Worte wie Projektile (1) – „Hetze“
by Alexander Will
So viel Konflikt war selten: In Deutschland bilden sich politische Fronten, wie noch nie nach 1945. Carl Schmitt würde sich bestätigt fühlen – die Freund-Feind-Kategorien ist jetzt Maßstab alles Redens und Handelns. Es geht nicht darum, den anderen zu überzeugen. Es geht darum, ihn zum Schweigen zu bringen. Hier werden Begriffe zu Waffen. Scharf aufgeladen sind sie die tödlichen Projektile an der Front des geistigen Bürgerkriegs. Heute: „Hetze“.
Die „Hetze“ oder auch „hetzen“ ist eines der älteren Geschosse im ideologischen Grabenkrieg. Der ursprünglich jagdliche Begriff – er bezeichnete einst das Verfolgen, das Jagen an sich – wird heute benutzt, wenn man sich mit Kritik gar nicht erst auseinandersetzen will. Es bedient sich seiner vorzugsweise die Linke. Da ist so ziemlich alles „Hetze“, was linke ideologische Positionen angreift. Sei es die Kritik an einem Säulenheiligen wie Karl Marx, sei es die Kritik an offenen Grenzen oder am politischen Islam. Die Linke benutzt es wie ein Synonym: Kritik an linken Ideen und Projekten gleich „Hetze“.
Wer dann nur laut genug „Hetze“ brüllt, kann fast sicher sein, dass er damit den Inhalt der Kritik abbügelt. Die Kategorie „Hetze“ enthebt nicht nur, Argumente zu reflektieren – sie befreit davon, sich diese überhaupt anzuhören. Heute gehört der Vorwurf der „Hetze“ untrennbar dazu, wenn es darum geht, politische Akteure aus dem Diskurs auszuschließen, jegliche Kommunikation mit ihnen zu verweigern. Kurz: „Hetze“ ist alles, was die Linke nicht hören will.

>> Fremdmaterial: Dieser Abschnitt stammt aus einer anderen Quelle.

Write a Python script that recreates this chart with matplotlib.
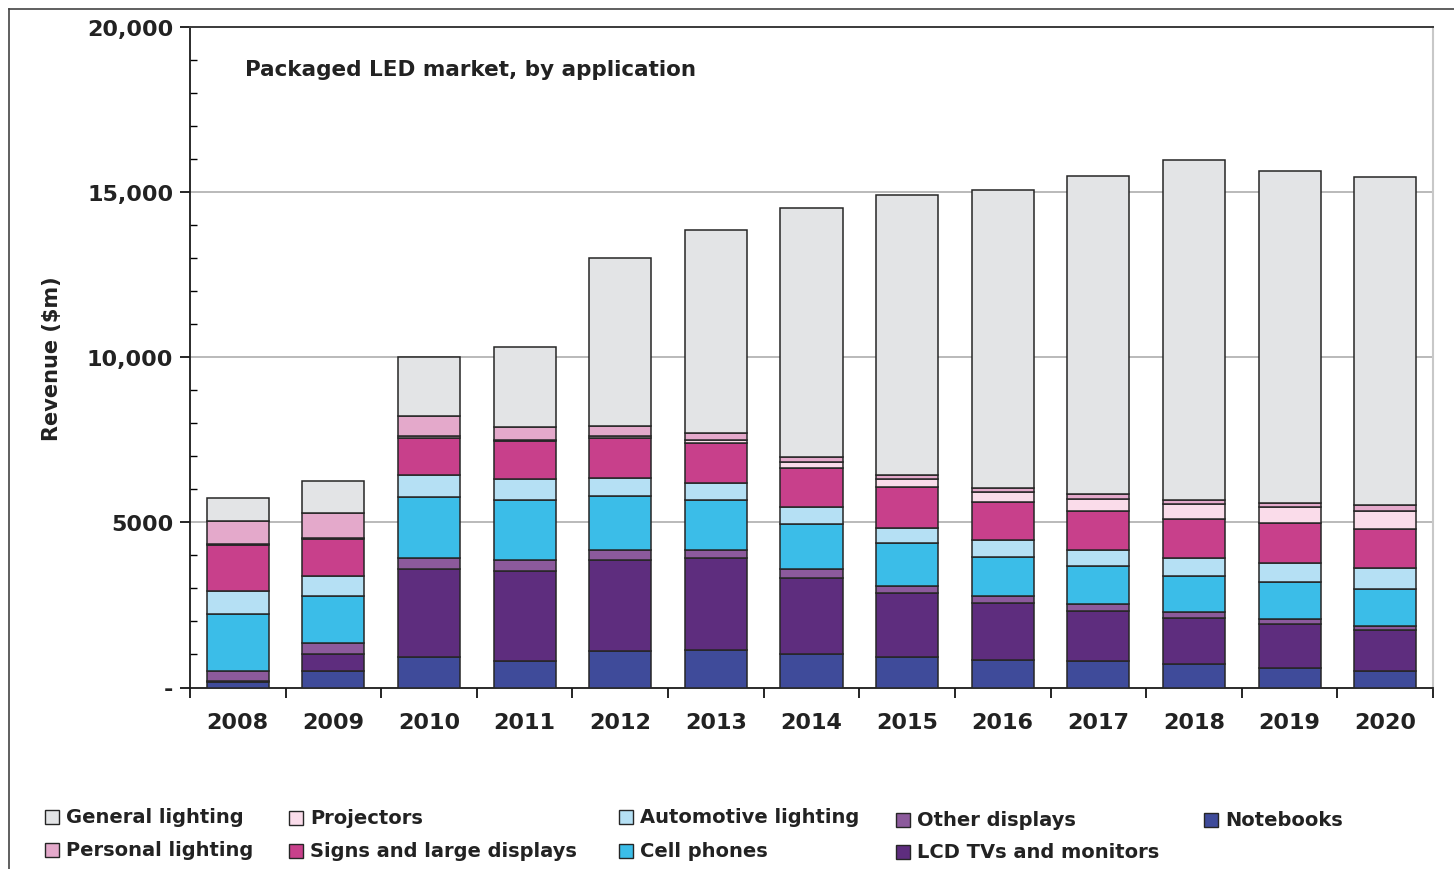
import matplotlib.pyplot as plt
from matplotlib.patches import Rectangle
from matplotlib.lines import Line2D
from matplotlib.ticker import MultipleLocator, FixedLocator

plt.rcParams['font.family'] = ['DejaVu Sans']

# data, $m
years = ['2008', '2009', '2010', '2011', '2012', '2013', '2014',
         '2015', '2016', '2017', '2018', '2019', '2020']
notebooks = [157, 498, 921, 791, 1094, 1142, 1003, 931, 831, 801, 710, 589, 498]
lcd_tvs = [48, 514, 2659, 2738, 2767, 2770, 2314, 1924, 1722, 1510, 1390, 1338, 1248]
other_displays = [293, 332, 332, 332, 302, 251, 263, 221, 220, 212, 172, 142, 103]
cell_phones = [1722, 1430, 1853, 1825, 1632, 1511, 1381, 1299, 1179, 1148, 1097, 1127, 1127]
automotive = [717, 595, 676, 622, 555, 504, 501, 465, 504, 504, 553, 586, 644]
signs = [1389, 1138, 1127, 1160, 1197, 1230, 1179, 1217, 1169, 1166, 1169, 1188, 1169]
projectors = [10, 10, 60, 30, 81, 100, 193, 263, 302, 375, 453, 504, 552]
personal = [713, 755, 583, 380, 281, 202, 160, 121, 109, 139, 121, 121, 173]
general = [686, 977, 1804, 2438, 5097, 6144, 7523, 8468, 9024, 9628, 10302, 10039, 9939]

# bottom -> top
series = [
    ('Notebooks', notebooks, '#3f4b9a'),
    ('LCD TVs and monitors', lcd_tvs, '#5e2d7e'),
    ('Other displays', other_displays, '#8c5a9c'),
    ('Cell phones', cell_phones, '#3bbde8'),
    ('Automotive lighting', automotive, '#b5e0f4'),
    ('Signs and large displays', signs, '#c8408b'),
    ('Projectors', projectors, '#fadcea'),
    ('Personal lighting', personal, '#e4a9cb'),
    ('General lighting', general, '#e3e4e6'),
]

W, H = 1454, 870
fig = plt.figure(figsize=(W / 100, H / 100), dpi=100)
ax = fig.add_axes([190 / W, 1 - 688.5 / H, (1433 - 190) / W, (688.5 - 28) / H])

x = range(len(years))
bottom = [0] * len(years)
for name, vals, col in series:
    ax.bar(x, vals, width=0.65, bottom=bottom, color=col,
           edgecolor='#262626', linewidth=1.1, zorder=3)
    bottom = [b + v for b, v in zip(bottom, vals)]

ax.set_xlim(-0.5, len(years) - 0.5)
ax.set_ylim(0, 20000)

# grid
for g in [5000, 10000, 15000]:
    ax.axhline(g, color='#b4b4b4', linewidth=1.3, zorder=1)

ax.spines['top'].set_color('#3a3a3a')
ax.spines['top'].set_linewidth(1.4)
ax.spines['right'].set_color('#c8c8c8')
ax.spines['right'].set_linewidth(1.5)
ax.spines['left'].set_color('#1a1a1a')
ax.spines['bottom'].set_color('#1a1a1a')
ax.spines['left'].set_linewidth(1.3)
ax.spines['bottom'].set_linewidth(1.3)

# y ticks
ax.set_yticks([0, 5000, 10000, 15000, 20000])
ax.set_yticklabels(['-', '5000', '10,000', '15,000', '20,000'],
                   fontsize=16, fontweight='bold', color='#222222')
ax.yaxis.set_minor_locator(MultipleLocator(1000))
ax.tick_params(axis='y', which='major', direction='out', length=7, width=1.2, pad=5)
ax.tick_params(axis='y', which='minor', direction='in', length=5, width=1.0)

# x ticks: labels at centres, marks at boundaries
ax.set_xticks(list(x))
ax.set_xticklabels(years, fontsize=16, fontweight='bold', color='#222222')
ax.xaxis.set_minor_locator(FixedLocator([i - 0.5 for i in range(len(years) + 1)]))
ax.tick_params(axis='x', which='major', length=0, pad=18)
ax.tick_params(axis='x', which='minor', direction='out', length=7, width=1.2)

ax.set_ylabel('Revenue ($m)', fontsize=15, fontweight='bold', color='#222222', labelpad=18)

ax.text(245 / W, 1 - 70 / H, 'Packaged LED market, by application', transform=fig.transFigure,
        fontsize=15.5, fontweight='bold', color='#222222', va='center', ha='left')

# frame around figure (left and top)
fig.add_artist(Line2D([9 / W, 9 / W], [0, 1 - 10 / H], color='#444444', linewidth=1.2))
fig.add_artist(Line2D([9 / W, 1], [1 - 10 / H, 1 - 10 / H], color='#444444', linewidth=1.2))

# legend laid out as in the original
lookup = {name: col for name, vals, col in series}
legend_items = [
    ('General lighting', 45, 818), ('Personal lighting', 45, 851),
    ('Projectors', 289, 819), ('Signs and large displays', 289, 852),
    ('Automotive lighting', 619, 818), ('Cell phones', 619, 852),
    ('Other displays', 896, 821), ('LCD TVs and monitors', 896, 853),
    ('Notebooks', 1204, 821),
]
for name, px, py in legend_items:
    fig.add_artist(Rectangle((px / W, 1 - (py + 7) / H), 14 / W, 14 / H,
                             facecolor=lookup[name], edgecolor='#262626',
                             linewidth=1.0, transform=fig.transFigure))
    fig.text((px + 21) / W, 1 - py / H, name, fontsize=14, fontweight='bold',
             color='#222222', va='center', ha='left')

fig.savefig('out.png', dpi=100)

Doch mit Abfeuern des Begriffes auf den politischen Gegner erreicht der Schütze noch ein weiteres Ziel: Er rückt das Ziel in die Nähe der Kriminalität, macht den Andersdenkenden zum Verbrecher. „Hetze“ findet sich nämlich im deutschen Strafgesetzbuch, als Teil eines zusammengesetzten Substantives. Paragraph 130 Strafgesetzbuch behandelt die „Volksverhetzung“. Schuldig ist, wer „ gegen eine nationale, rassische, religiöse oder durch ihre ethnische Herkunft bestimmte Gruppe, gegen Teile der Bevölkerung oder gegen einen Einzelnen wegen seiner Zugehörigkeit zu einer vorbezeichneten Gruppe oder zu einem Teil der Bevölkerung“ zum Hass aufstachelt.
Was ist Hass? Für Bundesrichter „eine gesteigerte, über die bloße Ablehnung oder Verachtung hinausgehende feindselige Haltung gegen den betreffenden Bevölkerungsteil“. Das alles ist natürlich reine Definitionsfrage, eine Frage der Betrachtung, und damit sind wir beim Gesinnungsstrafrecht, das Haltungen und Worte, nicht Taten bestraft.
Derartiges hat in Deutschland Tradition. In der DDR-„Verfassung“ gab es mit Artikel sechs, Absatz zwei einen Gummiparagraphen zur „Boykotthetze“, der auch zur Verhängung der Todesstrafe benutzt wurde. Seit 1968 stand dann im Strafgesetzbuch die „Staatsfeindliche Hetze“, die zwei bis zehn Jahre Knast kostete – „Hetze“ als strapazierfähige Rechtfertigung zur Abstrafung politisch Missliebiger. In die gleiche Richtung zielte das „Heimtückegesetz“ der Nazis.
Merke: Wer in der politischen Auseinandersetzung von „Hetze“ redet, will in der Regel keinen Dialog, sondern sucht ein Totschlagargument. Wer „Hetzer“ ist, steht außerhalb des Diskurses. Was „Hetze“ ist, richtet sich nach der ideologischen Befindlichkeit derjenigen, die dieses Geschoss abfeuern. Ein objektives Maß gibt es nicht.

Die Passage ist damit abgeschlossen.